- _Task details_: Working from the top of the listing below, retype each line through the line containing "(0,0) rectangle (1842,772);", both included, with no pictures.

________________________

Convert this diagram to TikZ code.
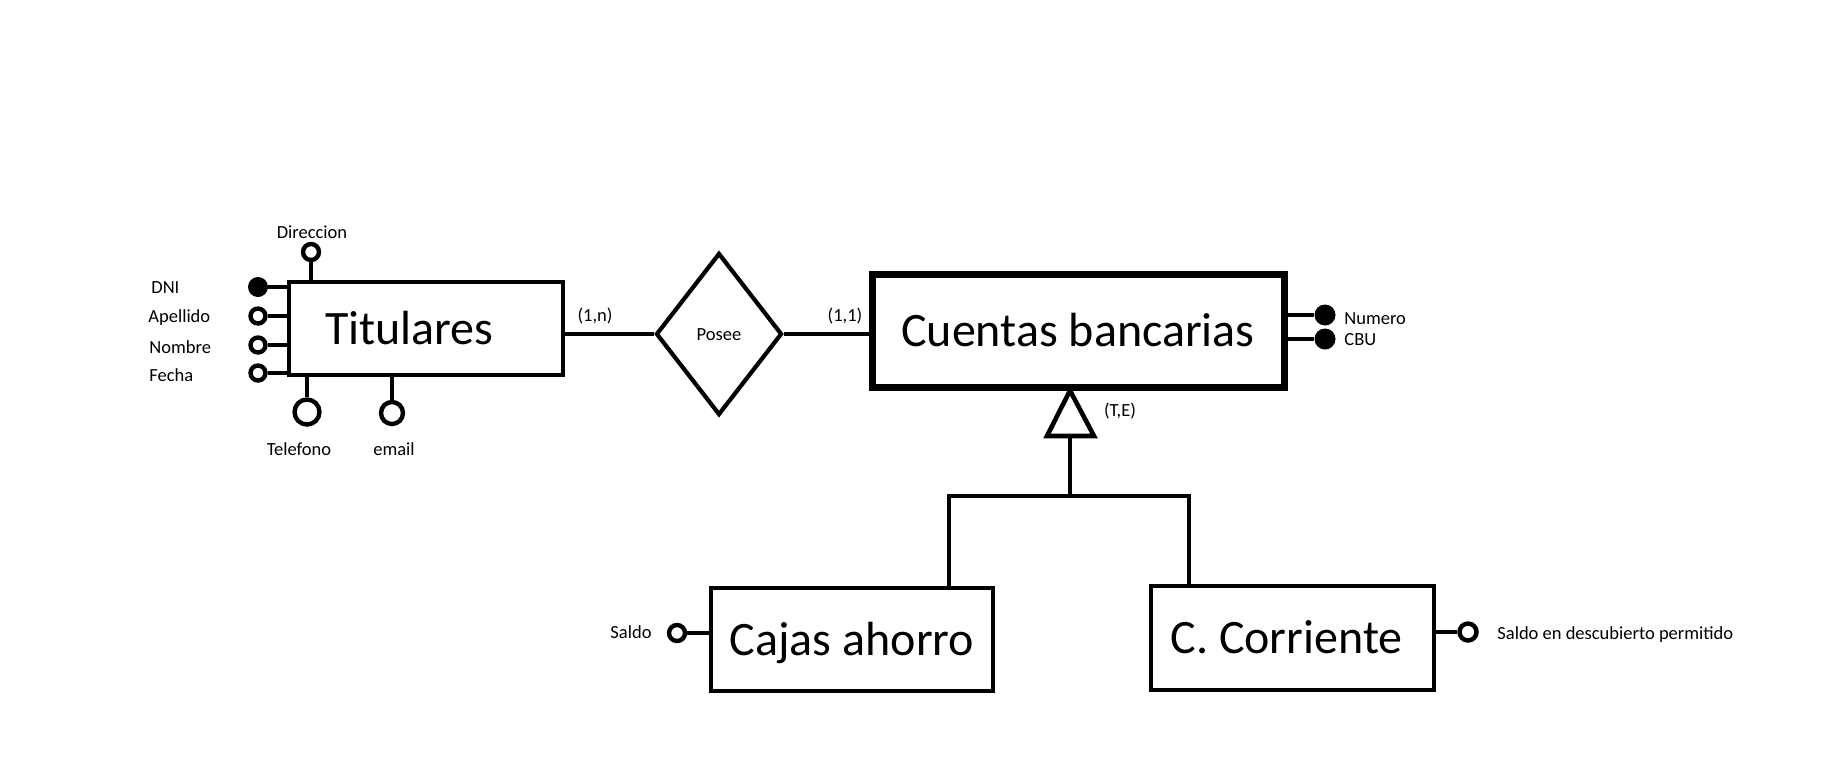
\documentclass[tikz,border=0pt]{standalone}
\usepackage{fontspec}
\setmainfont{Carlito}
\usetikzlibrary{shapes.geometric,calc}
\begin{document}
\begin{tikzpicture}[x=0.5pt,y=-0.5pt,
  ent/.style={draw, rectangle, line width=2.4pt, inner sep=0pt, font=\fontsize{24}{28}\selectfont, text height=15.5pt, text depth=0pt},
  attr/.style={draw, circle, line width=2.2pt, inner sep=0pt, minimum size=7.5pt, fill=white},
  keyattr/.style={circle, fill=black, inner sep=0pt, minimum size=10pt},
  lbl/.style={inner sep=0pt, font=\fontsize{9.25}{11}\selectfont, text height=6pt, text depth=0pt},
  conn/.style={line width=2.2pt},
]
\useasboundingbox (0,0) rectangle (1842,772);

% entities
\node[ent, minimum width=137pt, minimum height=46.5pt, text width=101pt, inner xsep=18pt, align=left] (tit) at (426,328.5) {Titulares};
\node[diamond, draw, line width=2.1pt, minimum width=63pt, minimum height=81pt, lbl] (pos) at (719,334) {Posee};
\node[ent, line width=3.5pt, minimum width=206pt, minimum height=56.5pt] (cb) at (1078,330.5) {Cuentas bancarias};
\node[ent, minimum width=141pt, minimum height=51.5pt] (ca) at (852,639.5) {Cajas ahorro};
\node[ent, minimum width=141.5pt, minimum height=52pt] (cc) at (1292.5,638) {C. Corriente\hspace*{6pt}};

% relationship
\draw[conn] (pos.west) -- (pos.west -| tit.east);
\draw[conn] (pos.east) -- (pos.east -| cb.west);
\node[lbl] (c1n) at (595,315) {(1,n)};
\node[lbl] (c11) at (845,315) {(1,1)};

% Titulares attributes
\node[attr, minimum size=8pt] (dir) at (311,252) {};
\draw[conn] (dir) -- (dir |- tit.north);
\node[lbl] (ldir) at (312,232) {Direccion};

\node[keyattr] (dni) at (258,287) {};
\draw[conn] (dni) -- (dni -| tit.west);
\node[lbl, anchor=west] (ldni) at (151,287) {DNI};

\node[attr] (ape) at (258,316) {};
\draw[conn] (ape) -- (ape -| tit.west);
\node[lbl, anchor=west] (lape) at (148,316) {Apellido};

\node[attr] (nom) at (258,345) {};
\draw[conn] (nom) -- (nom -| tit.west);
\node[lbl, anchor=west] (lnom) at (149,347) {Nombre};

\node[attr] (fec) at (258,373) {};
\draw[conn] (fec) -- (fec -| tit.west);
\node[lbl, anchor=west] (lfec) at (149,375) {Fecha};

\node[attr, minimum size=12.5pt] (tel) at (307,412) {};
\draw[conn] (tel) -- (tel |- tit.south);
\node[lbl] (ltel) at (299,449) {Telefono};

\node[attr, minimum size=11pt] (ema) at (392,413) {};
\draw[conn] (ema) -- (ema |- tit.south);
\node[lbl] (lema) at (394,449) {email};

% Cuentas attributes
\node[keyattr, minimum size=10.5pt] (num) at (1325,315) {};
\draw[conn] (num) -- (num -| cb.east);
\node[lbl, anchor=west] (lnum) at (1344,318) {Numero};
\node[keyattr, minimum size=10.5pt] (cbu) at (1325,339) {};
\draw[conn] (cbu) -- (cbu -| cb.east);
\node[lbl, anchor=west] (lcbu) at (1344,339) {CBU};

% generalization
\coordinate (apex) at (cb.south -| 1070,0);
\coordinate (isa) at (1070,436);
\coordinate (isaL) at (1047,436);
\coordinate (isaR) at (1094,436);
\coordinate (bar) at (1070,496);
\coordinate (barL) at (949,496);
\coordinate (barR) at (1189,496);
\draw[line width=2.3pt, fill=white, line join=miter] (apex) -- (isaL) -- (isaR) -- cycle;
\draw[conn] (isa) -- (bar);
\draw[conn, line join=miter] (barL |- ca.north) -- (barL) -- (barR) -- (barR |- cc.north);
\node[lbl] (lte) at (1120,410) {(T,E)};

% subclass attributes
\node[attr, minimum size=8pt] (sal) at (677,633) {};
\draw[conn] (sal) -- (sal -| ca.west);
\node[lbl] (lsal) at (631,632) {Saldo};

\node[attr, minimum size=8.5pt] (sdp) at (1468,632) {};
\draw[conn] (sdp) -- (sdp -| cc.east);
\node[lbl, anchor=west] (lsdp) at (1497,633) {Saldo en descubierto permitido};
\end{tikzpicture}
\end{document}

________________________

- _Written response_:
Convert this diagram to TikZ code.
\documentclass[tikz,border=0pt]{standalone}
\usepackage{fontspec}
\setmainfont{Carlito}
\usetikzlibrary{shapes.geometric,calc}
\begin{document}
\begin{tikzpicture}[x=0.5pt,y=-0.5pt,
  ent/.style={draw, rectangle, line width=2.4pt, inner sep=0pt, font=\fontsize{24}{28}\selectfont, text height=15.5pt, text depth=0pt},
  attr/.style={draw, circle, line width=2.2pt, inner sep=0pt, minimum size=7.5pt, fill=white},
  keyattr/.style={circle, fill=black, inner sep=0pt, minimum size=10pt},
  lbl/.style={inner sep=0pt, font=\fontsize{9.25}{11}\selectfont, text height=6pt, text depth=0pt},
  conn/.style={line width=2.2pt},
]
\useasboundingbox (0,0) rectangle (1842,772);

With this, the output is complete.